Additionally, her intellectual limitations and situational factors and [Sharon Carrillo’s], “strong tendency to be misled and manipulated rendered her especially susceptible to the subtle, coercive interrogation tactics used by law enforcement” Feb. 25-26, 2018. “In consideration of the totality of these situational factors, [Sharon Carrillo’s] statements were not voluntary,” attorneys wrote.
MacLean and Shaw argue that all evidence of statements made by [Sharon Carrillo] must be suppressed, and any derivative evidence gathered as a result of the illegally obtained statements must also be suppressed.”
Motion to Sever
In their Motion to Sever Sharon Carrillo’s Trial From the Trial of Julio Carrillo, the attorneys argued against the State’s request for a joint trial with a dual jury, to avoid any Bruton issues, stating that it is not appropriate in this case.
MacLean and Shaw agree with the State of Maine in the decision that a consolidated trial in front of a single jury, but disagreed that using a dual jury would be a sufficient remedy to remediate Bruton issues. They wrote “Furthermore, the defenses to be presented by the co-defendants in this case are exceptionally antagonistic,” and that allowing each co-defendant to go forward in a joint trial would likely result in “significant prejudice to each co-defendant.”
The next issue presented in the Motion to Sever is that: “Julio Carrillo subjected Sharon Carrillo to physical and psychological, and sexual torture and abuse. Forcing Sharon Carrillo to participate in a joint trial with Julio Carrillo would violate fundamental notions of due process and Sharon Carrillo’s right to a fair trial.”
Exceptionally antagonistic defenses
The document also revealed that in a January 19, 2019, proffer interview, Julio Carrillo reportedly recanted the initial story he told police and is now alleging that Sharon is responsible for causing and orchestrating the death of Marissa Kennedy. Julio Carrillo’s new story “casts himself largely as a victim and innocent bystander,” which Sharon Carrillo’s attorneys wrote, “only reinforces the difficulties inherent in a joint trial.’

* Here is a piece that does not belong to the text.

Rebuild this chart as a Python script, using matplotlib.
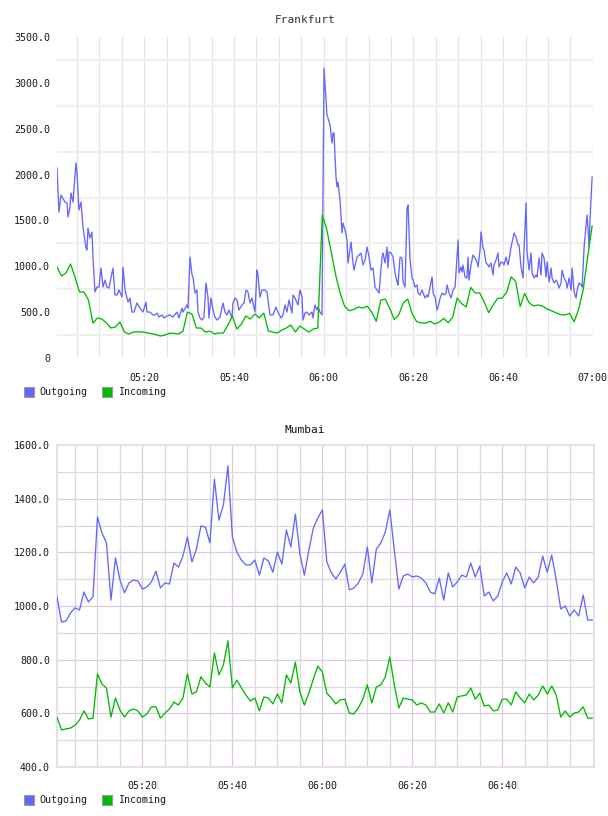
import numpy as np
import matplotlib
matplotlib.use("Agg")
import matplotlib.pyplot as plt
from matplotlib.patches import Rectangle

# ---------------- data ----------------
series_names = ["Outgoing", "Incoming"]
series_colors = ["#6666ff", "#00bb00"]

# Frankfurt outgoing: minutes after 05:00, value
fra_out_min = [
    0.54, 0.98, 1.43, 2.32, 2.77, 2.99, 3.43, 3.66, 4.10, 4.77, 5.00, 5.44, 5.89, 6.33, 7.00, 7.22, 7.45, 7.89,
    8.34, 8.56, 9.01, 9.45, 9.90, 10.35, 10.79, 11.24, 11.68, 12.13, 13.02, 13.47, 13.91, 14.36, 15.03, 15.25,
    15.70, 16.37, 16.81, 17.26, 17.70, 18.37, 19.04, 19.71, 20.38, 20.60, 21.27, 21.94, 22.39, 22.83, 23.28,
    23.95, 24.39, 25.06, 25.73, 26.40, 27.29, 27.74, 28.41, 28.63, 29.52, 29.75, 30.19, 30.64, 30.86, 31.31,
    31.75, 31.97, 32.42, 32.86, 33.31, 33.76, 34.20, 34.42, 34.87, 35.32, 35.76, 36.21, 36.88, 37.55, 37.99,
    38.44, 38.89, 39.55, 39.78, 40.22, 40.67, 41.11, 41.78, 42.23, 42.68, 43.12, 43.57, 44.01, 44.68, 45.13,
    45.35, 45.80, 46.24, 46.91, 47.36, 47.58, 48.03, 48.70, 49.37, 49.81, 50.48, 50.93, 51.37, 51.82, 52.27,
    52.94, 53.16, 53.61, 54.28, 54.72, 55.17, 55.39, 55.84, 56.28, 56.73, 57.40, 57.62, 58.07, 58.51, 58.74,
    59.18, 59.63, 60.07, 60.74, 60.96, 61.41, 61.86, 62.08, 62.30, 62.75, 62.97, 63.19, 63.64, 64.09, 64.31,
    64.76, 65.20, 65.43, 66.10, 66.54, 66.77, 67.44, 67.88, 68.33, 68.77, 69.22, 69.67, 70.11, 70.56, 71.00,
    71.45, 71.90, 72.34, 73.01, 73.23, 73.68, 74.13, 74.35, 74.57, 75.02, 75.47, 75.91, 76.36, 76.58, 77.03,
    77.47, 77.70, 78.14, 78.59, 78.81, 79.26, 79.71, 79.93, 80.38, 80.82, 81.05, 81.49, 81.94, 82.16, 82.61,
    83.06, 83.28, 83.73, 84.17, 84.40, 84.84, 85.29, 85.51, 85.96, 86.41, 86.85, 87.30, 87.52, 87.97, 88.41,
    88.86, 89.30, 89.97, 90.17, 90.61, 90.84, 91.06, 91.51, 91.95, 92.18, 92.40, 92.85, 93.29, 93.74, 94.19,
    94.41, 94.86, 95.08, 95.53, 95.75, 96.20, 96.64, 96.87, 97.31, 97.76, 97.98, 98.43, 98.87, 99.10, 99.54,
    99.99, 100.21, 100.66, 101.10, 101.33, 101.77, 102.22, 102.44, 102.89, 103.34, 103.56, 104.01, 104.45,
    104.67, 105.12, 105.35, 105.79, 106.24, 106.46, 106.91, 107.35, 107.58, 108.02, 108.47, 108.69, 109.14,
    109.59, 109.81, 110.26, 110.70, 110.92, 111.37, 111.82, 112.04, 112.49, 112.93, 113.16, 113.60, 114.05,
    114.27, 114.72, 115.17, 115.39, 115.84, 116.28, 116.51, 116.95, 117.40, 117.62, 118.07, 118.51, 118.74,
    118.96, 119.18, 119.41, 119.85,
]
fra_out = [
    2071, 1590, 1777, 1700, 1690, 1537, 1646, 1799, 1700, 2126, 2017, 1613, 1700, 1428, 1199, 1177, 1417, 1308,
    1373, 1101, 720, 774, 774, 981, 774, 850, 774, 763, 981, 687, 687, 741, 665, 992,
    741, 610, 654, 501, 501, 600, 545, 501, 610, 501, 501, 469, 469, 490, 447,
    469, 436, 458, 469, 447, 501, 436, 545, 501, 578, 545, 1101, 905, 883, 709,
    741, 501, 436, 414, 447, 818, 665, 436, 654, 523, 447, 414, 447, 600, 501,
    469, 523, 436, 600, 654, 632, 523, 578, 600, 741, 720, 600, 654, 501, 959,
    905, 665, 741, 741, 720, 632, 469, 469, 556, 501, 436, 469, 578, 501, 632,
    490, 687, 654, 578, 741, 665, 414, 490, 501, 469, 501, 436, 578, 523, 556,
    501, 469, 3162, 2649, 2617, 2540, 2344, 2453, 2453, 1973, 1865, 1919, 1723, 1363, 1472,
    1396, 1287, 1036, 1265, 1036, 959, 1101, 1123, 1145, 1014, 1068, 1210, 1101, 959, 981,
    774, 741, 709, 1101, 1145, 1036, 1210, 981, 1156, 1145, 1101, 927, 829, 796, 1101,
    1090, 829, 774, 1635, 1668, 1068, 872, 850, 774, 796, 709, 687, 741, 709, 654,
    687, 665, 774, 883, 709, 665, 523, 556, 654, 709, 687, 709, 796, 709, 654,
    741, 774, 1287, 927, 992, 937, 1014, 883, 872, 1101, 850, 1014, 1123, 1090, 1047,
    992, 1177, 1374, 1199, 1177, 1036, 1014, 992, 1036, 905, 1014, 1068, 1145, 992, 1047,
    1036, 1014, 1101, 1014, 1068, 1210, 1308, 1363, 1319, 1232, 1232, 992, 872,
    1177, 1690, 1156, 959, 1145, 927, 872, 905, 883, 1090, 905, 1145, 1090,
    883, 1047, 829, 981, 872, 818, 850, 829, 763, 818, 959, 872, 829,
    763, 872, 741, 981, 720, 654, 741, 818, 796, 774, 1210, 1450, 1559,
    1396, 1210, 1537, 1973,
]

# Frankfurt incoming: one value per minute, 05:00:32 .. 06:59:51
fra_in_start, fra_in_end = 0.54, 119.85
fra_in = [
    992, 894, 927, 1025, 883, 720, 720, 632, 381, 436,
    425, 381, 327, 338, 392, 283, 262, 283, 285, 283,
    275, 265, 255, 240, 250, 270, 268, 262, 290, 501,
    480, 327, 327, 283, 294, 262, 272, 272, 360, 458,
    316, 370, 458, 425, 480, 436, 490, 294, 283, 272,
    305, 327, 360, 283, 349, 316, 283, 316, 327, 1559,
    1400, 1150, 900, 700, 560, 515, 530, 556, 545, 565,
    500, 400, 630, 643, 540, 420, 470, 600, 643, 480,
    395, 383, 381, 400, 372, 390, 432, 385, 445, 654,
    592, 556, 770, 709, 709, 612, 495, 578, 650, 654,
    715, 885, 835, 560, 705, 600, 567, 578, 567, 534,
    514, 492, 472, 469, 488, 395, 530, 741, 1100, 1439,
]

# Mumbai: one value per minute, 05:01 .. 07:00
mum_start_min = 1
mum_out = [
    1034, 940, 944, 974, 993, 985, 1052, 1015, 1034, 1332,
    1272, 1235, 1022, 1179, 1097, 1049, 1086, 1097, 1093, 1063,
    1071, 1090, 1130, 1067, 1086, 1082, 1160, 1145, 1186, 1257,
    1164, 1212, 1298, 1294, 1235, 1473, 1320, 1376, 1522, 1257,
    1201, 1171, 1153, 1153, 1171, 1115, 1179, 1168, 1126, 1201,
    1156, 1283, 1220, 1343, 1195, 1115, 1209, 1291, 1328, 1358,
    1164, 1123, 1101, 1126, 1156, 1060, 1067, 1086, 1119, 1220,
    1086, 1212, 1235, 1276, 1358, 1209, 1063, 1112, 1119, 1108,
    1112, 1104, 1086, 1052, 1045, 1104, 1022, 1123, 1071, 1090,
    1115, 1108, 1160, 1108, 1149, 1037, 1052, 1019, 1037, 1090,
    1123, 1082, 1145, 1123, 1067, 1108, 1086, 1108, 1186, 1126,
    1190, 1097, 989, 1000, 963, 985, 963, 1041, 948, 948,
]
mum_in = [
    586, 538, 542, 545, 556, 575, 609, 579, 582, 747,
    709, 694, 586, 657, 612, 586, 609, 616, 609, 586,
    598, 624, 624, 582, 601, 616, 642, 631, 657, 747,
    672, 680, 736, 713, 698, 825, 743, 780, 870, 695,
    724, 695, 668, 646, 657, 609, 661, 657, 635, 672,
    639, 743, 713, 791, 680, 631, 675, 728, 776, 754,
    675, 657, 635, 650, 653, 601, 598, 620, 653, 706,
    639, 698, 706, 736, 810, 706, 620, 657, 653, 650,
    631, 639, 631, 605, 605, 635, 601, 639, 605, 661,
    665, 668, 694, 653, 675, 627, 631, 609, 612, 653,
    653, 631, 680, 657, 639, 672, 650, 668, 702, 672,
    702, 668, 586, 609, 586, 601, 605, 624, 582, 582,
]

fra_xticks_min = [20, 40, 60, 80, 100, 120]
fra_xtick_labels = ["05:20", "05:40", "06:00", "06:20", "06:40", "07:00"]
fra_yticks = [0, 500, 1000, 1500, 2000, 2500, 3000, 3500]
fra_ytick_labels = ["0", "500.0", "1000.0", "1500.0", "2000.0", "2500.0", "3000.0", "3500.0"]

mum_xticks_min = [20, 40, 60, 80, 100]
mum_xtick_labels = ["05:20", "05:40", "06:00", "06:20", "06:40"]
mum_yticks = [400, 600, 800, 1000, 1200, 1400, 1600]
mum_ytick_labels = ["400.0", "600.0", "800.0", "1000.0", "1200.0", "1400.0", "1600.0"]

# ---------------- drawing ----------------
W, H = 608, 816
MONO = "DejaVu Sans Mono"
FS = 7.2
TXT = "#1a1a1a"


def rect_px(left, top, right, bottom):
    return [left / W, 1 - bottom / H, (right - left) / W, (bottom - top) / H]


def fig_xy(x, y):
    return x / W, 1 - y / H


fig = plt.figure(figsize=(W / 100, H / 100), dpi=100)

# ---- Frankfurt ----
ax1 = fig.add_axes(rect_px(57, 37, 593, 358))
minor_x = np.arange(5, 121, 5)
for m in minor_x:
    ax1.axvline(m, color="#e4e4e4", lw=0.9, zorder=0)
for v in np.arange(250, 3500, 500):
    ax1.axhline(v, color="#efefef", lw=1.6, zorder=0)
ax1.plot(fra_out_min, fra_out, color=series_colors[0], lw=0.95, zorder=3)
fra_in_min = np.linspace(fra_in_start, fra_in_end, len(fra_in))
ax1.plot(fra_in_min, fra_in, color=series_colors[1], lw=0.95, zorder=4)
ax1.set_xlim(0.54, 120.05)
ax1.set_ylim(0, 3500)
ax1.set_xticks(fra_xticks_min)
ax1.set_xticklabels(fra_xtick_labels)
ax1.set_yticks(fra_yticks)
ax1.set_yticklabels(fra_ytick_labels)
for s in ax1.spines.values():
    s.set_visible(False)
ax1.tick_params(length=0, labelsize=FS, labelcolor=TXT)
ax1.tick_params(axis="x", pad=11)
ax1.tick_params(axis="y", pad=5)
for lab in ax1.get_xticklabels() + ax1.get_yticklabels():
    lab.set_fontfamily(MONO)
fig.text(*fig_xy(305, 20), "Frankfurt", family=MONO, fontsize=8, color="#333333",
         ha="center", va="center")

# ---- Mumbai ----
ax2 = fig.add_axes(rect_px(57, 445, 594, 767))
GRID_GRAY = "#dadada"
GRID_PURP = "#dfc9e2"
for m in np.arange(5, 120, 5):
    ax2.axvline(m, color=GRID_PURP if m % 20 == 0 else GRID_GRAY, lw=0.9, zorder=0)
for v in np.arange(500, 1600, 100):
    ax2.axhline(v, color=GRID_PURP if v % 200 == 0 else GRID_GRAY, lw=0.9, zorder=0)
mum_min = mum_start_min + np.arange(len(mum_out))
ax2.plot(mum_min, mum_out, color=series_colors[0], lw=0.95, zorder=3)
ax2.plot(mum_min, mum_in, color=series_colors[1], lw=0.95, zorder=4)
ax2.set_xlim(1.0, 120.4)
ax2.set_ylim(400, 1600)
ax2.set_xticks(mum_xticks_min)
ax2.set_xticklabels(mum_xtick_labels)
ax2.set_yticks(mum_yticks)
ax2.set_yticklabels(mum_ytick_labels)
for s in ax2.spines.values():
    s.set_color("#ecdcee")
    s.set_linewidth(1.5)
ax2.tick_params(length=0, labelsize=FS, labelcolor=TXT)
ax2.tick_params(axis="x", pad=10)
ax2.tick_params(axis="y", pad=5)
for lab in ax2.get_xticklabels() + ax2.get_yticklabels():
    lab.set_fontfamily(MONO)
fig.text(*fig_xy(305, 430), "Mumbai", family=MONO, fontsize=8, color="#111111",
         ha="center", va="center")


# ---- legends ----
def legend_at(ycenter):
    positions = [(24, 39), (102, 118)]
    for (sx, tx), name, col in zip(positions, series_names, series_colors):
        x0, y0 = fig_xy(sx, ycenter + 5)
        fig.add_artist(Rectangle((x0, y0), 10 / W, 10 / H, transform=fig.transFigure,
                                 facecolor=col, edgecolor="#999999", lw=0.8))
        fig.text(*fig_xy(tx, ycenter), name, family=MONO, fontsize=FS, color=TXT,
                 ha="left", va="center")


legend_at(392)
legend_at(800)

fig.savefig("out.png", dpi=100)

In initial interviews after the discovery of 10-year-old Marissa Kennedy, who died allegedly at the hands of both Sharon and Julio Carrillo, both claimed equal responsibility. Though Sharon and Julio Carrillo both initially claimed to be equal participants in the abuse in interviews the day of Marissa’s death, they have both since altered their stories, now pointing a finger squarely at the other.
Also stated in the documents is that Julio Carrillo, “has decided to cooperate with the State.”
He sat for a two-hour proffer with the Maine State Police on January 19, which took place at Two Bridges Regional Jail, where he and Sharon Carrillo have been housed since their arrest last year.
In Sharon Carrillo’s Memorandum In Support of Her Motion to Sever Trial From the Trial of Julio Carrillo, Shaw and MacLean wrote that a significant prejudice would result if Sharon and Julio Carrillo were tried in a joint trial.
They note that the defenses are expected to be exceptionally antagonistic given that evidence of Julio Carrillo’s abuse is expected to be admitted at trial, and to make up a large portion of Sharon Carrillo’s defense, which will “be to primarily lay the blame of Marissa’s death at Julio’s feet.”
Sharon Carrillo reportedly expects at least 50 witnesses could be called to testify in this trial, potentially many more; witnesses MacLean and Shaw will likely be asking about Julio Carrillo’s alleged controlling and abusive nature.
If that testimony cannot be admitted against Julio Carrillo, his jury would have to be excused for every single witness, which Sharon Carrillo’s lawyers say would cause significant delay and certainly be less efficient than simply holding two separate trials.
“This is not simply a matter where there are inconsistencies in statements made by codefendants; rather, their defenses are likely to be in direct opposition to one another.”
Both Carrillos are tentatively scheduled to go to trial in August.